• [PROBLEM TO WORK ON]: Print, word for word, every line from the beginning of the listing up to and including the line with "from bokeh.resources import INLINE". Pictures are to be excluded.

• [DATA SHOWN]:
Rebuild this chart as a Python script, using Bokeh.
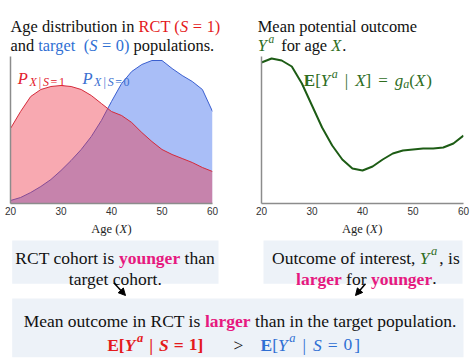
from bokeh.plotting import figure
from bokeh.layouts import column, row
from bokeh.models import Label, Arrow, NormalHead, Range1d
from bokeh.embed import file_html
from bokeh.resources import INLINE

# ---------------- data ----------------
ages = [20, 22, 24, 26, 28, 30, 32, 34, 36, 38, 40, 42, 44, 46, 48, 50, 52, 54, 56, 58, 60]
density_rct = [75, 92, 107, 114, 117, 118, 117, 114, 108, 100, 92, 88, 81, 71, 62, 54, 49, 45, 41, 36, 32]
density_target = [3, 6, 11, 17, 24, 33, 43, 54, 67, 83, 102, 120, 132, 139, 143, 143, 135, 128, 122, 114, 92]
mean_outcome = [141, 145, 143, 137, 120, 98, 76, 58, 44, 35, 33, 37, 44, 50, 53, 54, 55, 55, 56, 60, 68]
age_ticks = [20, 30, 40, 50, 60]

# ---------------- styling ----------------
SERIF = "Liberation Serif"
K = "#111111"
RED = "#e41a1c"
BLUE = "#2f6fd3"
GREEN = "#2f6e1f"
MAG = "#e6197f"
CURVE = "#1d5c15"
BOXC = "#edf2f8"
AXC = "#8c8c8c"

# Times-compatible advance widths (1/1000 em)
LOW = "abcdefghijklmnopqrstuvwxyz"
UP = "ABCDEFGHIJKLMNOPQRSTUVWXYZ"
def _tab(lw, uw, punct):
    d = dict(zip(LOW, lw)); d.update(zip(UP, uw)); d.update(punct)
    for c in "0123456789":
        d[c] = 500
    return d
W = {
    "r": _tab([444,500,444,500,444,333,500,500,278,278,500,278,778,500,500,500,500,333,389,278,500,500,722,500,500,444],
              [722,667,667,722,611,556,722,722,333,389,722,611,889,722,722,556,722,667,556,611,722,722,944,722,722,611],
              {" ":250,"(":333,")":333,",":250,".":250,"=":564,"|":200,"[":333,"]":333,">":564}),
    "b": _tab([500,556,444,556,444,333,500,556,278,333,556,278,833,556,500,556,556,444,389,333,556,500,722,500,500,444],
              [722,667,722,722,667,611,778,778,389,500,778,667,944,722,778,611,778,722,556,667,722,722,1000,722,722,667],
              {" ":250,"(":333,")":333,",":250,".":250,"=":570,"|":220,"[":333,"]":333,">":570}),
    "i": _tab([500,500,444,500,444,278,500,500,278,278,444,278,722,500,500,500,500,389,389,278,500,444,667,444,444,389],
              [611,611,667,722,611,611,722,722,333,444,667,556,833,667,722,611,722,611,500,556,722,611,833,611,556,556],
              {" ":250,"(":333,")":333,",":250,".":250,"=":675,"|":275,"[":389,"]":389}),
    "bi": _tab([500,500,444,500,444,333,500,556,278,278,500,278,778,556,500,500,500,389,389,278,556,444,667,500,444,389],
               [667,667,667,722,667,667,722,778,389,500,667,611,889,722,722,611,722,667,556,611,722,667,889,667,611,611],
               {" ":250,"(":333,")":333,",":250,".":250,"=":570,"|":220,"[":333,"]":333}),
}
STYLE = {"r": "normal", "b": "bold", "i": "italic", "bi": "bold italic"}

def tw(text, style, size):
    return sum(W[style].get(c, 500) for c in text) * size / 1000.0

def run_layout(runs, size):
    out, x = [], 0.0
    for r in runs:
        if isinstance(r, (int, float)):
            x += r
            continue
        text, color = r[0], r[1]
        style = r[2] if len(r) > 2 else "r"
        sz = r[3] if len(r) > 3 else size
        rise = r[4] if len(r) > 4 else 0
        sp = W[style][" "] * sz / 1000.0
        lead = len(text) - len(text.lstrip(" "))
        trail = len(text) - len(text.rstrip(" "))
        core = text.strip(" ")
        x += lead * sp
        if core:
            out.append((x, core, color, style, sz, rise))
            x += tw(core, style, sz)
        x += trail * sp
    return out, x

def place(p, conv, sx, sy, runs, size, align="left"):
    items, total = run_layout(runs, size)
    x0 = sx - total / 2.0 if align == "center" else sx
    for (dx, text, color, style, sz, rise) in items:
        kw = conv(x0 + dx, sy - rise)
        p.add_layout(Label(text=text, text_color=color, text_font=SERIF,
                           text_font_style=STYLE[style], text_font_size=f"{sz}px",
                           text_baseline="alphabetic", text_align="left", **kw))

def frame_conv(frame_left, frame_bottom):
    def conv(sx, sy):
        return dict(x=sx - frame_left, y=frame_bottom - sy, x_units="screen", y_units="screen")
    return conv

def text_fig(width, height, top):
    p = figure(width=width, height=height, x_range=Range1d(0, width), y_range=Range1d(height, 0),
               x_axis_type=None, y_axis_type=None, toolbar_location=None, output_backend="svg",
               title=None, min_border=0)
    p.outline_line_color = None
    p.xgrid.visible = False
    p.ygrid.visible = False
    p.background_fill_color = "white"
    p.border_fill_color = "white"
    conv = lambda sx, sy: dict(x=sx, y=sy - top)
    return p, conv

TOPT = 56     # bottom of the title strip / top of the plot frames
AXY = 203     # x-axis line
TOPB = 219    # top of the lower text strip
FH = AXY - TOPT

def make_top(width, bl, br):
    p = figure(width=width, height=TOPB - TOPT, x_range=Range1d(20, 60), y_range=Range1d(0, FH),
               toolbar_location=None, output_backend="svg", title=None,
               min_border_left=bl, min_border_right=br, min_border_top=0, min_border_bottom=TOPB - AXY)
    p.outline_line_color = None
    p.xgrid.grid_line_color = None
    p.ygrid.grid_line_color = None
    p.background_fill_color = "white"
    p.border_fill_color = "white"
    ax = p.xaxis[0]
    ax.ticker = age_ticks
    ax.major_tick_out = 0
    ax.major_tick_in = 0
    ax.minor_tick_out = 0
    ax.minor_tick_in = 0
    ax.axis_line_color = AXC
    ax.axis_line_width = 1.5
    ax.major_label_text_font = "Liberation Sans"
    ax.major_label_text_font_size = "10px"
    ax.major_label_text_color = "#333333"
    ax.major_label_standoff = 3
    ay = p.yaxis[0]
    ay.ticker = []
    ay.major_tick_out = 0
    ay.major_tick_in = 0
    ay.minor_tick_out = 0
    ay.minor_tick_in = 0
    ay.major_label_text_font_size = "0px"
    ay.major_label_standoff = 0
    ay.axis_line_color = AXC
    ay.axis_line_width = 1.5
    return p

TS = 16.4   # title size

# ---------------- titles ----------------
pt, ct = text_fig(474, TOPT, 0)
place(pt, ct, 10, 26, [("Age distribution in ", K), ("RCT (", RED), ("S", RED, "i"), 4.6, ("=", RED), 4.6, ("1)", RED)], TS)
place(pt, ct, 10, 45, [("and ", K), ("target", BLUE), 4, (" (", BLUE), ("S", BLUE, "i"), 4.6, ("=", BLUE), 4.6,
                       ("0)", BLUE), (" populations.", K)], TS)
place(pt, ct, 257.3, 26, [("Mean potential outcome", K)], TS)
place(pt, ct, 257.3, 45, [("Y", GREEN, "i"), 1.5, ("a", GREEN, "i", 11.5, 6.5), 7, ("for age ", K), ("X", GREEN, "i"), 1, (".", K)], TS)

# ---------------- left: age distributions ----------------
pl = make_top(240, 10, 28)
pl.varea(x=ages, y1=0, y2=density_target, fill_color="#4c78ee", fill_alpha=0.48)
pl.line(ages, density_target, line_color="#3b5fcf", line_width=1)
pl.varea(x=ages, y1=0, y2=density_rct, fill_color="#ee3344", fill_alpha=0.42)
pl.line(ages, density_rct, line_color="#d42a3a", line_width=1)
cl = frame_conv(10, AXY - TOPT)
sub = lambda t, c, st="r": (t, c, st, 12, -3.5)
for (px, col, digit) in [(17.3, "#e3202c", "1"), (82, "#3a6fd0", "0")]:
    place(pl, cl, px, 78.3 - TOPT, [("P", col, "i", 16.5), 1.5, sub("X", col, "i"), 2, sub("|", col), 2,
                                    sub("S", col, "i"), 1.5, sub("=", col), 1.5, sub(digit, col)], 16.5)

# ---------------- right: mean potential outcome ----------------
pr = make_top(234, 21, 11)
pr.line(ages, mean_outcome, line_color=CURVE, line_width=2)
cr = frame_conv(261, AXY - TOPT)
place(pr, cr, 303.3, 80 - TOPT, [("E", GREEN, "b"), ("[", GREEN), ("Y", GREEN, "i"), 1.5, ("a", GREEN, "i", 12, 7), 7,
                                 ("|", GREEN), 7, ("X", GREEN, "i"), ("]", GREEN), 7, ("=", GREEN), 7, ("g", GREEN, "i"),
                                 ("a", GREEN, "i", 12, -3.5), ("(", GREEN), ("X", GREEN, "i"), 1, (")", GREEN)], 17)

# ---------------- bottom: axis labels and text boxes ----------------
pb, cb = text_fig(474, 363 - TOPB, TOPB)
pb.quad(left=[11.7, 263, 11.7], right=[218, 462, 463], top=[240 - TOPB, 240 - TOPB, 298 - TOPB],
        bottom=[283.3 - TOPB, 283.3 - TOPB, 356.7 - TOPB], fill_color=BOXC, line_color=None)
for cx in (111, 361.7):
    place(pb, cb, cx, 228, [("Age (", "#222222"), ("X", "#222222", "i"), 0.5, (")", "#222222")], 12.5, align="center")
BS = 17.5
place(pb, cb, 114.5, 257.3, [("RCT cohort is ", K), ("younger", MAG, "b"), (" than", K)], BS, "center")
place(pb, cb, 115, 278, [("target cohort.", K)], BS, "center")
place(pb, cb, 365.4, 257.3, [("Outcome of interest, ", K), ("Y", GREEN, "i"), 1.5, ("a", GREEN, "i", 12.5, 7), 2, (", is", K)], BS, "center")
place(pb, cb, 365.8, 278, [("larger", MAG, "b"), (" for ", K), ("younger", MAG, "b"), (".", K)], BS, "center")
place(pb, cb, 239.7, 320.7, [("Mean outcome in RCT is ", K), ("larger", MAG, "b"), (" than in the target population.", K)], BS, "center")
place(pb, cb, 106.7, 344, [("E", RED, "b"), ("[", RED, "b"), ("Y", RED, "bi"), 1.5, ("a", RED, "bi", 12.5, 7), 6,
                           ("|", RED, "b"), 6, ("S", RED, "bi"), 5, ("=", RED, "b"), 5, ("1", RED, "b"), ("]", RED, "b")], BS)
place(pb, cb, 233, 344, [(">", K)], BS)
place(pb, cb, 260, 344, [("E", BLUE, "b"), ("[", BLUE), ("Y", BLUE, "i"), 1.5, ("a", BLUE, "i", 12.5, 7), 7,
                         ("|", BLUE), 7, ("S", BLUE, "i"), 6, ("=", BLUE), 6, ("0", BLUE), 2, ("]", BLUE)], BS)
for (x0, y0, x1, y1) in [(113.3, 282.3, 125, 295), (365, 283.3, 355, 295)]:
    pb.add_layout(Arrow(end=NormalHead(size=7, fill_color="black", line_color="black"),
                        x_start=x0, y_start=y0 - TOPB, x_end=x1, y_end=y1 - TOPB,
                        line_color="black", line_width=1.5))

layout = column(pt, row(pl, pr), pb)
open("out.html", "w").write(file_html(layout, INLINE))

• [EXERCISE OUTPUT]:
Rebuild this chart as a Python script, using Bokeh.
from bokeh.plotting import figure
from bokeh.layouts import column, row
from bokeh.models import Label, Arrow, NormalHead, Range1d
from bokeh.embed import file_html
from bokeh.resources import INLINE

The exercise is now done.